All this woven and wrapped with people simply looking on, with wonder or indifference, or people praying with such swift mechanical gestures it radiated the feeling of protective routine or simply the practitioners of commerce from the prayer wheel salesmen to the felt inappropriateness of a seller of finches, bound in a tight cage and, as Blake would say, sending heaven into a rage.

Then it was down into the city to see the seventeenth century royal palace, and accompanying temples, mostly dedicated to Shiva in varied guises but with appearances from Vishnu and Ganesha and Hanuman. The latter so offering soaked that only the dimmest outline of his form could be made out from the smeared paste and hardening oil.



But among the god and goddesses, depicted in stone and wood, was a Living God. She lives on the upper level of a beautifully intricate seventeenth century house/temple. You pass into the courtyard, bowing low, and if you are fortunate, she will honor you with an appearance. She did. The current incarnation of the goddess Durga is seven years old, is intricately made up, and as she looked down at the audience (of mainly tourists) the only vibe she emanated was the profoundly understandable one of complete boredom. She is chosen from a particular community through an elaborate and testing ceremony and will be there until her blood flows (or she accidentally spills blood). I had a feeling she could not wait for liberation!

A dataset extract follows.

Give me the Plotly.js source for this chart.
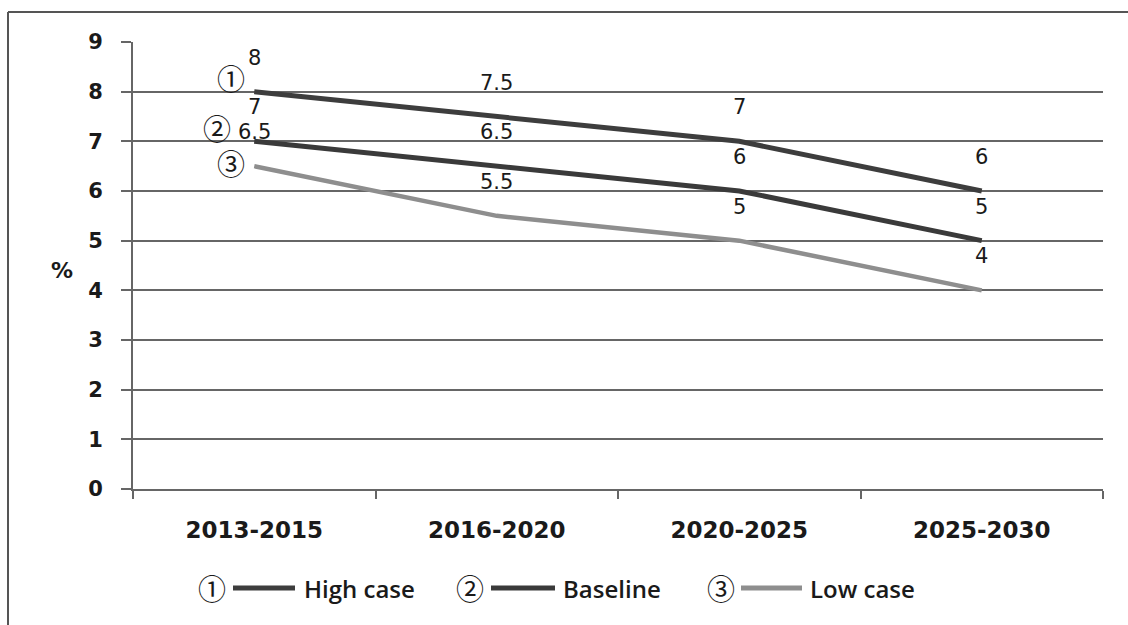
<!DOCTYPE html>
<html>
<head>
<meta charset="utf-8">
<script src="https://cdn.plot.ly/plotly-3.0.1.min.js"></script>
<style>html,body{margin:0;padding:0;background:#fff;}#chart{width:1128px;height:625px;}</style>
</head>
<body>
<div id="chart"></div>
<script>
const categories = ["2013-2015", "2016-2020", "2020-2025", "2025-2030"];
const highCase = [8, 7.5, 7, 6];
const baseline = [7, 6.5, 6, 5];
const lowCase = [6.5, 5.5, 5, 4];
const seriesNames = ["High case", "Baseline", "Low case"];
const seriesMarks = ["①", "②", "③"];
const yTicks = [0, 1, 2, 3, 4, 5, 6, 7, 8, 9];

const series = [highCase, baseline, lowCase];
const colors = ["#3d3d3d", "#3a3a3a", "#8e8e8e"];
const widths = [5, 5, 4.5];

// plot-area geometry (pixels)
const L = 133, R = 1103, T = 42, B = 489;
const px = x => (x - L) / (R - L);
const py = y => (B - y) / (B - T);

const traces = series.map((vals, i) => ({
  type: "scatter", mode: "lines", x: categories, y: vals, name: seriesNames[i],
  line: {color: colors[i], width: widths[i]}, showlegend: false, hoverinfo: "skip"
}));

const annotations = [];
// data labels
series.forEach((vals, i) => {
  vals.forEach((v, j) => {
    annotations.push({x: categories[j], y: v, xref: "x", yref: "y", text: String(v),
      showarrow: false, yshift: 34, xanchor: "center", yanchor: "middle",
      font: {family: "DejaVu Sans", size: 21, color: "#1a1a1a"}});
  });
});
// circled marks near first point
const markShift = [[-23, 14], [-37, 13], [-23, 3]];
series.forEach((vals, i) => {
  annotations.push({x: categories[0], y: vals[0], xref: "x", yref: "y", text: seriesMarks[i],
    showarrow: false, xshift: markShift[i][0], yshift: markShift[i][1], xanchor: "center", yanchor: "middle",
    font: {family: "Noto Sans CJK JP", size: 28, color: "#1a1a1a"}});
});
// % label
annotations.push({x: px(62), y: py(270), xref: "paper", yref: "paper", text: "<b>%</b>",
  showarrow: false, xanchor: "center", yanchor: "middle",
  font: {family: "DejaVu Sans", size: 22, color: "#1a1a1a"}});

// legend
const legY = 588;
const legItems = [
  {mark: 212, l0: 233, l1: 295, txt: 302},
  {mark: 470, l0: 491, l1: 555, txt: 561},
  {mark: 721, l0: 741, l1: 802, txt: 808}
];
const shapes = [];
legItems.forEach((it, i) => {
  annotations.push({x: px(it.mark), y: py(legY), xref: "paper", yref: "paper", text: seriesMarks[i],
    showarrow: false, xanchor: "center", yanchor: "middle",
    font: {family: "Noto Sans CJK JP", size: 28, color: "#1a1a1a"}});
  annotations.push({x: px(it.txt), y: py(legY), xref: "paper", yref: "paper", text: seriesNames[i],
    xanchor: "left", yanchor: "middle", showarrow: false,
    font: {family: "Open Sans", size: 24, weight: 600, color: "#1a1a1a"}});
  shapes.push({type: "line", xref: "paper", yref: "paper", x0: px(it.l0), x1: px(it.l1),
    y0: py(legY), y1: py(legY), line: {color: colors[i], width: 5}});
});
// outer frame (top & left)
shapes.push({type: "line", xref: "paper", yref: "paper", x0: px(8), x1: px(1130), y0: py(12), y1: py(12),
  line: {color: "#555", width: 2}});
shapes.push({type: "line", xref: "paper", yref: "paper", x0: px(8), x1: px(8), y0: py(12), y1: py(630),
  line: {color: "#555", width: 2}});

const layout = {
  width: 1128, height: 625,
  margin: {l: L, r: 1128 - R, t: T, b: 625 - B},
  paper_bgcolor: "#fff", plot_bgcolor: "#fff",
  showlegend: false,
  xaxis: {
    type: "category", range: [-0.5, 3.5], showgrid: false, zeroline: false,
    showline: true, linecolor: "#666", linewidth: 2,
    ticks: "outside", tickson: "boundaries", ticklen: 8, tickwidth: 2, tickcolor: "#666",
    ticklabelstandoff: 19,
    tickfont: {family: "DejaVu Sans", size: 23, weight: "bold", color: "#1a1a1a"}
  },
  yaxis: {
    range: [0, 9], tickvals: yTicks, showgrid: true, gridcolor: "#666", gridwidth: 2,
    zeroline: false, showline: true, linecolor: "#666", linewidth: 2,
    ticks: "outside", ticklen: 10, tickwidth: 2, tickcolor: "#666",
    ticklabelstandoff: 14,
    tickfont: {family: "DejaVu Sans", size: 21, weight: "bold", color: "#1a1a1a"}
  },
  annotations: annotations,
  shapes: shapes
};

Plotly.newPlot("chart", traces, layout, {staticPlot: true, displayModeBar: false});
</script>
</body>
</html>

Finally, I went to Pashupatinath- one of the most sacred precincts in Hinduism dedicated to Lord Shiva.


Here you are confronted by death for it is here you can come to be either cremated or floated off down the sacred river Bagmati. You immediately notice that being a scared river does not protect you from physical degradation: a more unwelcoming stretch of water can barely be imagined! Several corpses were being burnt and one being prepared, wrapped in orange cloth, a naked withered head protruding, a priest in attendance liberally anointing with oil.

Once again a striking combination of ritual and theatre (with photographing onlookers) - each an enclosed world to the other. I immediately wanted to draw away (indeed shoo away the other onlookers - a Jesus in the temple moment) but also recognized how gifted it is to be a society that does not disguise death. It is both brutally present and a threshold moment and both are true. There was a woman, at one of the burning ghats, who collapsed into the brutality of it and vented her grief without inhibition, doubled with sobs, trying to beat her forehead, cared away by two male relatives to a quieter, more intimate place.

I left past the cannabis fueled sadhus - all twisted beards, white make up and yellow/orange dhotis - posing for photographs with a visitor from Singapore and chanting the country's name as if it were a celestial mantra!